In Badiraguato, a small town high up in the dry hills just north of Culiacán, a group of teens and 20-somethings talked candidly about their culture one day last week. If Sinaloa is the heart of drug country, then Badiraguato is its primary valve—the surrounding hills are home to poppy and marijuana fields, and residents there know who puts food on the table. "The drug traffickers do good things here. They employ people. There's no corn, no beans here—the people here are all about drugs," said 22-year-old José de Jesús Landell García, who co-owns a shoe shop with his father. He added that most of his friends took up employment with the drug cartels "because it was the only thing they could do."
Badiraguato is the epitome of a drug-funded town. Unlike most mountainside pueblos, this town of roughly 5,000 people is clean, its roads newly paved. Brand new SUVs, BMWs and Mercedeses cruise the streets, and most residents live in Mediterranean-style homes, with red tiles, gates and lush, green lawns. The mayor earns $63,000 a year—a high salary in this area—and lives in a two-story house high on a hill overlooking the town, which looks more like Santa Barbara, Calif., than what one might expect to find in the sierras of Mexico.

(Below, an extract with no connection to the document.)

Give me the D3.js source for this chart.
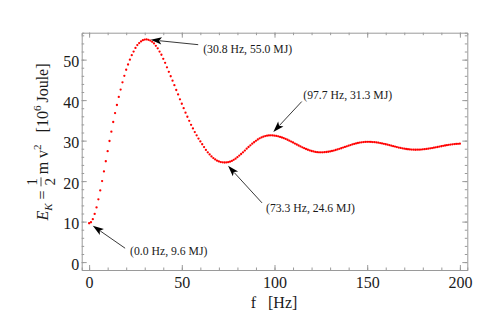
<!DOCTYPE html>
<html>
<head>
<meta charset="utf-8">
<script src="https://cdn.jsdelivr.net/npm/d3@7"></script>
<style>
  body { margin: 0; background: #fff; }
  svg { display: block; font-family: "Liberation Serif", "DejaVu Serif", serif; }
</style>
</head>
<body>
<svg id="chart" width="498" height="336"></svg>
<script>
// kinetic energy vs frequency, one sample per Hz
const freqHz = d3.range(0, 201);
const energyMJ = [
  9.6, 9.84, 10.6, 11.9, 13.5, 15.5, 17.7, 20.0, 22.4, 24.9,
  27.4, 29.9, 32.2, 34.6, 36.8, 38.8, 40.8, 42.6, 44.4, 46.0,
  47.5, 48.8, 50.0, 51.1, 52.0, 52.9, 53.6, 54.1, 54.5, 54.8,
  54.95, 55.0,
  54.9, 54.7, 54.4, 54.0, 53.4, 52.8, 52.0, 51.2, 50.2, 49.2,
  48.1, 47.0, 45.9, 44.8, 43.7, 42.5, 41.4, 40.2, 39.1, 38.0,
  36.9, 35.9, 34.9, 33.9, 33.0, 32.1, 31.3, 30.5, 29.8, 29.1,
  28.4, 27.7, 27.1, 26.6, 26.1, 25.7, 25.35, 25.05, 24.85, 24.7,
  24.63, 24.6,
  24.62, 24.68, 24.8, 24.98, 25.25, 25.55, 25.9, 26.3, 26.7, 27.1,
  27.55, 28.0, 28.42, 28.84, 29.24, 29.6, 29.95, 30.28, 30.56, 30.8,
  30.98, 31.12, 31.22, 31.28, 31.3,
  31.28, 31.23, 31.15, 31.05, 30.92, 30.77, 30.6, 30.41, 30.21, 29.99,
  29.76, 29.53, 29.28, 29.04, 28.8, 28.57, 28.34, 28.13, 27.93, 27.75,
  27.58, 27.44, 27.32, 27.22, 27.15, 27.11, 27.1,
  27.11, 27.14, 27.19, 27.25, 27.34, 27.44, 27.55, 27.68, 27.82, 27.97,
  28.12, 28.28, 28.44, 28.6, 28.76, 28.91, 29.05, 29.18, 29.3, 29.41,
  29.51, 29.58, 29.64, 29.68, 29.7,
  29.7, 29.68, 29.65, 29.61, 29.55, 29.48, 29.4, 29.31, 29.21, 29.1,
  28.99, 28.87, 28.76, 28.64, 28.52, 28.4, 28.29, 28.19, 28.09, 28.0,
  27.93, 27.87, 27.82, 27.78, 27.76, 27.75,
  27.76, 27.77, 27.8, 27.84, 27.89, 27.95, 28.01, 28.09, 28.17, 28.25,
  28.34, 28.43, 28.52, 28.61, 28.71, 28.79, 28.88, 28.95, 29.02, 29.08,
  29.14, 29.18, 29.21, 29.24
];

// annotated extrema
const markFreq = [0.0, 30.8, 73.3, 97.7];
const markEnergy = [9.6, 55.0, 24.6, 31.3];

const xTicks = [0, 50, 100, 150, 200];
const yTicks = [0, 10, 20, 30, 40, 50];

const svg = d3.select("#chart");
const frame = { left: 81.7, right: 467.3, top: 32.7, bottom: 270 };

const x = d3.scaleLinear().domain([-4, 204]).range([frame.left, frame.right]);
const y = d3.scaleLinear().domain([-1.95, 56.65]).range([frame.bottom, frame.top]);

const frameColor = "#9a9a9a";

// frame with ticks on all four sides
function frameAxis(axis, tr, major, minor, labels) {
    const g = svg.append("g").attr("transform", tr);
    g.call(axis.tickValues(minor).tickSize(2.5).tickFormat(""));
    g.selectAll(".tick line").attr("stroke", frameColor);
    g.select(".domain").attr("stroke", frameColor);
    const g2 = svg.append("g").attr("transform", tr);
    g2.call(axis.tickValues(major).tickSize(5).tickPadding(3)
        .tickFormat(labels ? d3.format("d") : ""));
    g2.select(".domain").remove();
    g2.selectAll(".tick line").attr("stroke", frameColor);
    g2.selectAll(".tick text")
        .attr("fill", "#1a1a1a")
        .style("font-size", "16px")
        .style("font-family", "Liberation Serif, serif");
    return g2;
}

const xMinor = d3.range(-0, 201, 10);
const yMinor = d3.range(0, 57, 2);

// bottom
const gb = frameAxis(d3.axisTop(x), `translate(0,${frame.bottom})`, xTicks, xMinor, true);
gb.selectAll(".tick text").attr("y", 18).attr("dy", null);
// top
frameAxis(d3.axisBottom(x), `translate(0,${frame.top})`, xTicks, xMinor, false);
// left
const gl = frameAxis(d3.axisRight(y), `translate(${frame.left},0)`, yTicks, yMinor, true);
gl.selectAll(".tick text").attr("x", -2.5).attr("text-anchor", "end").attr("dy", "0.45em");
// right
frameAxis(d3.axisLeft(y), `translate(${frame.right},0)`, yTicks, yMinor, false);

// data points
svg.append("g")
  .selectAll("circle")
  .data(energyMJ)
  .join("circle")
    .attr("cx", (d, i) => x(freqHz[i]))
    .attr("cy", d => y(d))
    .attr("r", 1.15)
    .attr("fill", "#ff0000");

// annotations: tail offset + text offset in px relative to the marked point
const annoLayout = [
  { tail: [36, 25], text: [41, 31.5] },
  { tail: [52, 5.3], text: [57, 14] },
  { tail: [37, 40.4], text: [41, 49.7] },
  { tail: [31.5, -33.8], text: [33, -36.5] }
];

const gA = svg.append("g");
markFreq.forEach((f, i) => {
    const px = x(f), py = y(markEnergy[i]);
    const lay = annoLayout[i];
    const tx = px + lay.tail[0], ty = py + lay.tail[1];
    const len = Math.hypot(tx - px, ty - py);
    const ux = (px - tx) / len, uy = (py - ty) / len;
    const tipX = px - ux * 4.5, tipY = py - uy * 4.5;
    const L = 11, w = 3.6;
    const bx = tipX - ux * L, by = tipY - uy * L;
    gA.append("line")
      .attr("x1", tx).attr("y1", ty)
      .attr("x2", bx + ux * 2).attr("y2", by + uy * 2)
      .attr("stroke", "#222").attr("stroke-width", 0.9);
    gA.append("path")
      .attr("d", `M${tipX},${tipY}L${bx - uy * w},${by + ux * w}L${bx + ux * 2.5},${by + uy * 2.5}L${bx + uy * w},${by - ux * w}Z`)
      .attr("fill", "#000");
    gA.append("text")
      .attr("x", px + lay.text[0]).attr("y", py + lay.text[1])
      .style("font-size", "11.7px")
      .attr("fill", "#1a1a1a")
      .text(`(${f.toFixed(1)} Hz, ${markEnergy[i].toFixed(1)} MJ)`);
});

// x label
svg.append("text")
  .attr("x", 274).attr("y", 308)
  .attr("text-anchor", "middle")
  .style("font-size", "16px")
  .style("white-space", "pre")
  .attr("fill", "#1a1a1a")
  .text("f   [Hz]");

// y label, built piece by piece along the rotated baseline
const gy = svg.append("g");
const yl = gy.append("g");
let cur = 0;
function piece(str, opt) {
    opt = opt || {};
    const t = yl.append("text")
      .attr("x", cur).attr("y", opt.dy || 0)
      .style("font-size", (opt.size || 16) + "px")
      .style("font-style", opt.italic ? "italic" : "normal")
      .style("white-space", "pre")
      .attr("fill", "#1a1a1a")
      .text(str);
    cur += t.node().getComputedTextLength() + (opt.gap || 0);
    return t;
}
piece("E", { italic: true, gap: 0 });
piece("K", { italic: true, size: 11, dy: 4 });
piece(" = ");
// fraction
const fw = 9;
yl.append("line").attr("x1", cur).attr("x2", cur + fw)
  .attr("y1", -7).attr("y2", -7).attr("stroke", "#1a1a1a").attr("stroke-width", 0.8);
yl.append("text").attr("x", cur + fw / 2).attr("y", -11).attr("text-anchor", "middle")
  .style("font-size", "15px").attr("fill", "#1a1a1a").text("1");
yl.append("text").attr("x", cur + fw / 2).attr("y", 7).attr("text-anchor", "middle")
  .style("font-size", "15px").attr("fill", "#1a1a1a").text("2");
cur += fw + 3;
piece("m v");
piece("2", { size: 11, dy: -7 });
piece("   [10");
piece("6", { size: 11, dy: -7, gap: 3 });
piece("Joule]");
const total = cur;
yl.attr("transform", `translate(${-total / 2},0)`);
gy.attr("transform", `translate(48,142) rotate(-90)`);
</script>
</body>
</html>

"The drug traffickers have money, create jobs and help people," said Landell García. His friend, 17-year-old Gladys Elizabeth López Villareal, agreed. "The people, like Chapo, are good people. We're their admirers. They help us and they respond how they have to," she said, referring to the drug traffickers' not so pleasant ways of dealing with their business competitors and, sometimes, the law. Such sentiments are found throughout the state. "[Often] the government doesn't give to the people, so they turn to the narcos," said 28-year-old law student Jesús Manuel González Sánchez, who runs the Malverde shrine in Culiacán.